Cumberland darter
- Conservation status: Endangered (IUCN 3.1)

Scientific classification
- Kingdom: Animalia
- Phylum: Chordata
- Class: Actinopterygii
- Order: Perciformes
- Family: Percidae
- Genus: Etheostoma
- Species: E. susanae
- Binomial name: Etheostoma susanae (D. S. Jordan & Swain, 1883)
- Synonyms: Boleosoma susanae D. S. Jordan & Swain, 1883;

= Cumberland darter =

- Authority: (D. S. Jordan & Swain, 1883)
- Conservation status: EN
- Synonyms: Boleosoma susanae D. S. Jordan & Swain, 1883

Species of fish

The Cumberland darter (Etheostoma susanae) is a rare species of freshwater ray-finned fish, a darter from the subfamily Etheostomatinae, part of the family Percidae, which also contains the perches, ruffes and pikeperches. It is endemic to Kentucky and Tennessee in the United States, where it occurs in the upper Cumberland River tributaries above Cumberland Falls. It was federally listed as an endangered species in the US on August 9, 2011.

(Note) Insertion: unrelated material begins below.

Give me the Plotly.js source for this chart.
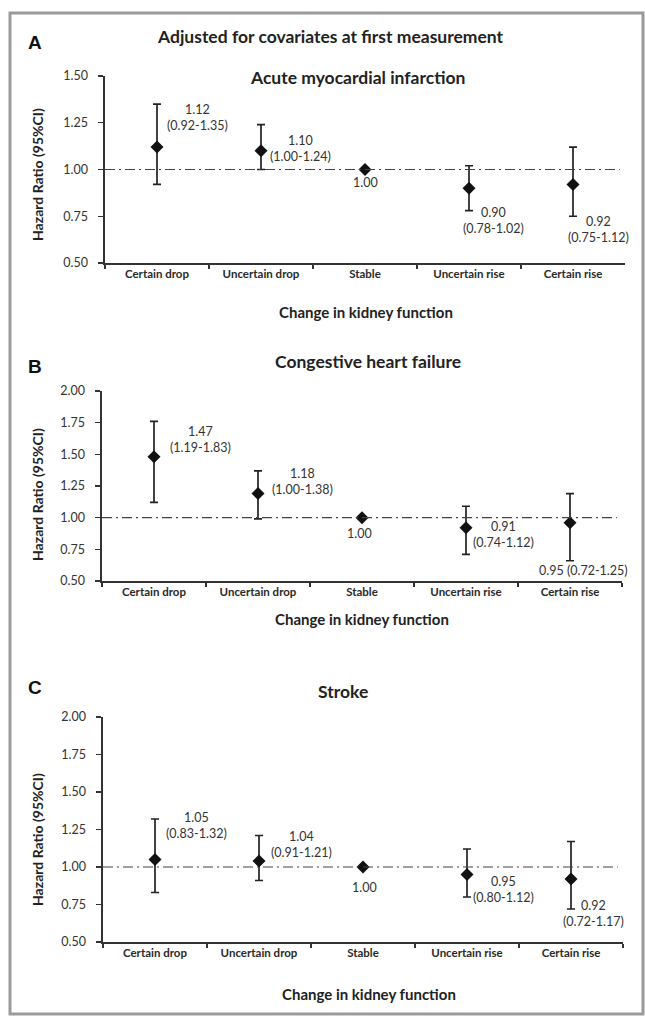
<!DOCTYPE html>
<html>
<head>
<meta charset="utf-8">
<script src="https://cdn.plot.ly/plotly-3.0.1.min.js"></script>
<style>html,body{margin:0;padding:0;background:#fff;}#chart{width:645px;height:1017px;}</style>
</head>
<body>
<div id="chart"></div>
<script>
// ---------- DATA ----------
const categories = ['Certain drop', 'Uncertain drop', 'Stable', 'Uncertain rise', 'Certain rise'];

// Panel A: Acute myocardial infarction
const amiHR    = [1.12, 1.10, 1.00, 0.90, 0.92];
const amiLower = [0.92, 1.00, 1.00, 0.78, 0.75];
const amiUpper = [1.35, 1.24, 1.00, 1.02, 1.12];
const amiLabels = ['1.12<br>(0.92-1.35)', '1.10<br>(1.00-1.24)', '1.00', '0.90<br>(0.78-1.02)', '0.92<br>(0.75-1.12)'];

// Panel B: Congestive heart failure (as drawn)
const chfHR    = [1.48, 1.19, 1.00, 0.92, 0.96];
const chfLower = [1.12, 0.99, 1.00, 0.71, 0.66];
const chfUpper = [1.76, 1.37, 1.00, 1.09, 1.19];
const chfLabels = ['1.47<br>(1.19-1.83)', '1.18<br>(1.00-1.38)', '1.00', '0.91<br>(0.74-1.12)', '0.95 (0.72-1.25)'];

// Panel C: Stroke
const strHR    = [1.05, 1.04, 1.00, 0.95, 0.92];
const strLower = [0.83, 0.91, 1.00, 0.80, 0.72];
const strUpper = [1.32, 1.21, 1.00, 1.12, 1.17];
const strLabels = ['1.05<br>(0.83-1.32)', '1.04<br>(0.91-1.21)', '1.00', '0.95<br>(0.80-1.12)', '0.92<br>(0.72-1.17)'];

const yTicksA = [0.50, 0.75, 1.00, 1.25, 1.50];
const yTicksBC = [0.50, 0.75, 1.00, 1.25, 1.50, 1.75, 2.00];
const refValue = 1.00;

// ---------- STYLE / LAYOUT ----------
const W = 645, H = 1017;
const px = v => v / W;
const py = v => 1 - v / H;
const FONT = 'Lato, "Open Sans", sans-serif';
const TXT = '#333';

// label offsets (px, screen coords: +dy = down) relative to each point
const offA = [[40, -30], [39, -2], [0, 13], [24, 32], [25, 45]];
const offB = [[46, -17], [44, -12], [-3, 16], [37, 7], [13, 48]];
const offC = [[41, -34], [42, -17], [1, 20], [36, 15], [22, 34]];

const panels = [
  {hr: amiHR, lo: amiLower, up: amiUpper, labels: amiLabels, off: offA,
   xd: [105, 625], yd: [76, 263], range: [0.5, 1.5], ticks: yTicksA,
   title: 'Acute myocardial infarction', titlePos: [357, 78], letter: 'A', letterPos: [35, 42],
   xtitlePos: [366, 312], ytitlePos: [38, 175]},
  {hr: chfHR, lo: chfLower, up: chfUpper, labels: chfLabels, off: offB,
   xd: [102, 622], yd: [391, 581], range: [0.5, 2.0], ticks: yTicksBC,
   title: 'Congestive heart failure', titlePos: [368, 361], letter: 'B', letterPos: [35, 367],
   xtitlePos: [362, 619], ytitlePos: [37, 495]},
  {hr: strHR, lo: strLower, up: strUpper, labels: strLabels, off: offC,
   xd: [103, 623], yd: [717, 942], range: [0.5, 2.0], ticks: yTicksBC,
   title: 'Stroke', titlePos: [343, 691], letter: 'C', letterPos: [35, 687],
   xtitlePos: [369, 994], ytitlePos: [37, 840]}
];

const data = [];
const layout = {
  width: W, height: H,
  margin: {l: 0, r: 0, t: 0, b: 0},
  paper_bgcolor: '#fff', plot_bgcolor: '#fff',
  showlegend: false,
  font: {family: FONT, color: TXT},
  annotations: [], shapes: []
};

// outer frame
layout.shapes.push({type: 'rect', xref: 'paper', yref: 'paper',
  x0: px(10), x1: px(643), y0: py(13), y1: py(1014),
  line: {color: '#9a9a9a', width: 3}, fillcolor: 'rgba(0,0,0,0)'});

// main title
layout.annotations.push({xref: 'paper', yref: 'paper', x: px(330), y: py(36),
  text: 'Adjusted for covariates at first measurement', showarrow: false,
  xanchor: 'center', yanchor: 'middle',
  font: {family: FONT, size: 17.5, color: '#222', weight: 'bold'}});

panels.forEach((p, i) => {
  const n = i === 0 ? '' : String(i + 1);
  const xa = 'xaxis' + n, ya = 'yaxis' + n;
  const xr = 'x' + n, yr = 'y' + n;
  data.push({
    type: 'scatter', mode: 'markers', x: categories, y: p.hr,
    xaxis: xr, yaxis: yr,
    marker: {symbol: 'diamond', size: 10, color: '#111'},
    error_y: {type: 'data', symmetric: false,
      array: p.up.map((u, k) => u - p.hr[k]),
      arrayminus: p.lo.map((l, k) => p.hr[k] - l),
      color: '#222', thickness: 1.7, width: 4},
    hoverinfo: 'skip'
  });
  layout[xa] = {
    domain: [px(p.xd[0]), px(p.xd[1])], anchor: yr,
    type: 'category', categoryorder: 'array', categoryarray: categories,
    range: [-0.5, 4.5], tickson: 'boundaries', ticks: 'outside', ticklen: 4,
    tickcolor: '#333', tickwidth: 1.3,
    showline: true, linecolor: '#333', linewidth: 1.6,
    showgrid: false, zeroline: false, fixedrange: true,
    tickfont: {family: FONT, size: 11.5, color: '#2a2a2a', weight: 'bold'}
  };
  layout[ya] = {
    domain: [py(p.yd[1]), py(p.yd[0])], anchor: xr,
    range: p.range, tickmode: 'array', tickvals: p.ticks,
    ticktext: p.ticks.map(t => t.toFixed(2)),
    ticks: 'outside', ticklen: 5, tickcolor: '#333', tickwidth: 1.3,
    ticklabelstandoff: 8,
    showline: true, linecolor: '#333', linewidth: 1.6,
    showgrid: false, zeroline: false, fixedrange: true,
    tickfont: {family: FONT, size: 12.5, color: TXT}
  };
  // reference line
  layout.shapes.push({type: 'line', xref: xr, yref: yr,
    x0: -0.5, x1: 4.45, y0: refValue, y1: refValue,
    line: {color: '#444', width: 1.2, dash: '10px,4px,2px,4px'}});
  // value labels
  p.labels.forEach((t, k) => {
    layout.annotations.push({xref: xr, yref: yr, x: categories[k], y: p.hr[k],
      text: t, showarrow: false, xanchor: 'center', yanchor: 'middle',
      xshift: p.off[k][0], yshift: -p.off[k][1], align: 'center',
      font: {family: FONT, size: 12.5, color: TXT}});
  });
  // panel title
  layout.annotations.push({xref: 'paper', yref: 'paper', x: px(p.titlePos[0]), y: py(p.titlePos[1]),
    text: p.title, showarrow: false, xanchor: 'center', yanchor: 'middle',
    font: {family: FONT, size: 17.5, color: '#222', weight: 'bold'}});
  // panel letter
  layout.annotations.push({xref: 'paper', yref: 'paper', x: px(p.letterPos[0]), y: py(p.letterPos[1]),
    text: p.letter, showarrow: false, xanchor: 'center', yanchor: 'middle',
    font: {family: '"Liberation Sans", Arial, sans-serif', size: 19, color: '#111', weight: 'bold'}});
  // x axis title
  layout.annotations.push({xref: 'paper', yref: 'paper', x: px(p.xtitlePos[0]), y: py(p.xtitlePos[1]),
    text: 'Change in kidney function', showarrow: false, xanchor: 'center', yanchor: 'middle',
    font: {family: FONT, size: 15, color: '#222', weight: 'bold'}});
  // y axis title
  layout.annotations.push({xref: 'paper', yref: 'paper', x: px(p.ytitlePos[0]), y: py(p.ytitlePos[1]),
    text: 'Hazard Ratio (95%CI)', showarrow: false, textangle: -90,
    xanchor: 'center', yanchor: 'middle',
    font: {family: FONT, size: 14, color: '#222', weight: 'bold'}});
});

Plotly.newPlot('chart', data, layout, {displayModeBar: false, staticPlot: true});
</script>
</body>
</html>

This fish measures over 5.5 cm in maximum length. It is pale yellow in color with six brown saddle-like markings on the sides. On the male, these markings fade during the breeding season and the fish becomes darker in color.

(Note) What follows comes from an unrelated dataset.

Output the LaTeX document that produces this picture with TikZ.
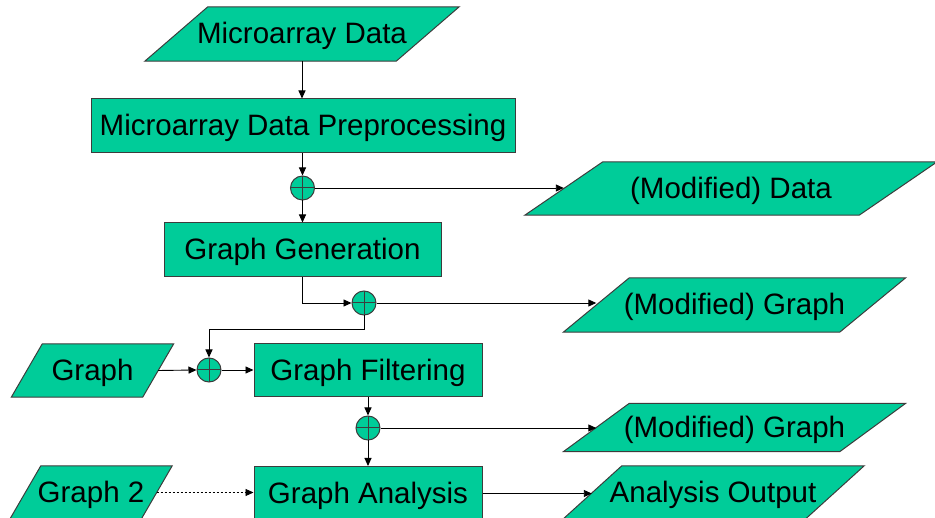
\documentclass[tikz,border=0pt]{standalone}
\usepackage{fontspec}
\setmainfont{Liberation Sans}
\usetikzlibrary{arrows.meta,backgrounds}

\definecolor{boxgreen}{RGB}{0,204,153}
\definecolor{edgegray}{RGB}{60,60,60}

\tikzset{
  x=1pt, y=-1pt,
  every node/.style={font=\fontsize{29.5}{34}\selectfont, text height=21pt, text depth=1.5pt},
  procbox/.style={draw=edgegray, fill=boxgreen, line width=1pt, inner sep=0pt},
  iotext/.style={inner sep=0pt},
  iofill/.style={draw=edgegray, fill=boxgreen, line width=1pt},
  junction/.style={circle, draw=edgegray, fill=boxgreen, line width=1pt,
    minimum size=24pt, inner sep=0pt, text height=0pt, text depth=0pt,
    path picture={\draw[edgegray, line width=1pt]
      (path picture bounding box.north) -- (path picture bounding box.south)
      (path picture bounding box.west) -- (path picture bounding box.east);}},
  flow/.style={line width=0.9pt, -{Triangle[length=8pt,width=7pt]}},
  dotflow/.style={flow, dash pattern=on 2pt off 2pt},
}

% parallelogram round an I/O node: #1 node name, #2 horizontal slant
\newcommand\ioshape[2]{%
  \draw[iofill] ([xshift=-#2/2]#1.south west) -- ([xshift=-#2/2]#1.south east)
    -- ([xshift=#2/2]#1.north east) -- ([xshift=#2/2]#1.north west) -- cycle;}

\begin{document}
\begin{tikzpicture}
\useasboundingbox (0,0) rectangle (935,518);
\clip (0,0) rectangle (935,518);

% I/O nodes (text only, outline drawn on the background layer)
\node[iotext, minimum width=251pt, minimum height=54pt] (mad) at (302,34) {Microarray Data};
\node[iotext, minimum width=334pt, minimum height=53pt] (md)  at (731,188.5) {(Modified) Data};
\node[iotext, minimum width=276pt, minimum height=54pt] (mg1) at (734.5,305) {(Modified) Graph};
\node[iotext, minimum width=276pt, minimum height=48pt] (mg2) at (734.5,427.5) {(Modified) Graph};
\node[iotext, minimum width=131pt, minimum height=53pt] (g1)  at (92.5,370.5) {Graph};
\node[iotext, minimum width=131pt, minimum height=53pt] (g2)  at (91,492.5) {Graph 2};
\node[iotext, minimum width=242pt, minimum height=54pt] (ao)  at (713,493) {Analysis Output};

% process boxes
\node[procbox, minimum width=424pt, minimum height=54pt] (pre)  at (303,126) {Microarray Data Preprocessing};
\node[procbox, minimum width=277pt, minimum height=54pt] (gen)  at (302.5,250) {Graph Generation};
\node[procbox, minimum width=228pt, minimum height=53pt] (filt) at (368,370.5) {Graph Filtering};
\node[procbox, minimum width=228pt, minimum height=54pt] (ana)  at (368,493.5) {Graph Analysis};

% summing junctions
\node[junction] (c1) at (302.5,188) {};
\node[junction] (c2) at (364,303) {};
\node[junction] (c3) at (209,370) {};
\node[junction] (c4) at (368,428) {};

\begin{pgfonlayer}{background}
  \ioshape{mad}{63}
  \ioshape{md}{78}
  \ioshape{mg1}{66}
  \ioshape{mg2}{66}
  \ioshape{g1}{31}
  \ioshape{g2}{31}
  \ioshape{ao}{60}
\end{pgfonlayer}

% connectors
\draw[flow] (mad.south) -- (mad.south |- pre.north);
\draw[flow] (c1 |- pre.south) -- (c1.north);
\draw[flow] (c1.south) -- (c1 |- gen.north);
\draw[flow] (c1.east) -- (c1 -| md.west);
\draw[flow] (gen.south) |- (c2.west);
\draw[flow] (c2.east) -- (c2 -| mg1.west);
\draw[flow] (c2.south) -- ++(0,14) -| (c3.north);
\draw[flow] (g1.east) -- (c3.west);
\draw[flow] (c3.east) -- (c3 -| filt.west);
\draw[flow] (filt.south) -- (c4.north);
\draw[flow] (c4.south) -- (c4 |- ana.north);
\draw[flow] (c4.east) -- (c4 -| mg2.west);
\draw[dotflow] (g2.east) -- (g2 -| ana.west);
\draw[flow] (ana.east) -- (ana -| ao.west);
\end{tikzpicture}
\end{document}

The Cumberland darter lives in pools and slower, shallower parts of streams, in areas with sand or silt substrates, and not in areas with rocky or cobbly substrates. Associated fish species include creek chub (Semotilus atromaculatus), northern hogsucker (Hypentelium nigricans), stripetail darter (E. kennicotti), and Cumberland arrow darter (E. sagitta).

Little is known about the fish's lifecycle.

This fish is currently known from 13 streams feeding the Cumberland River. It has been extirpated from many areas it previously inhabited.

This species has been hatched and reared in captivity, then released into its natural habitat.

The Cumberland darter was first formally described in 1877 by the American biologists David Starr Jordan (1851–1931) and Joseph Swain (1857–1927), with the type locality given as the Cumberland River near Pleasant View from a tributary of the Clear Fork in Whitley County, Kentucky. The specific name honors Mrs Susan Bowen Jordan, the wife of D.S. Jordan.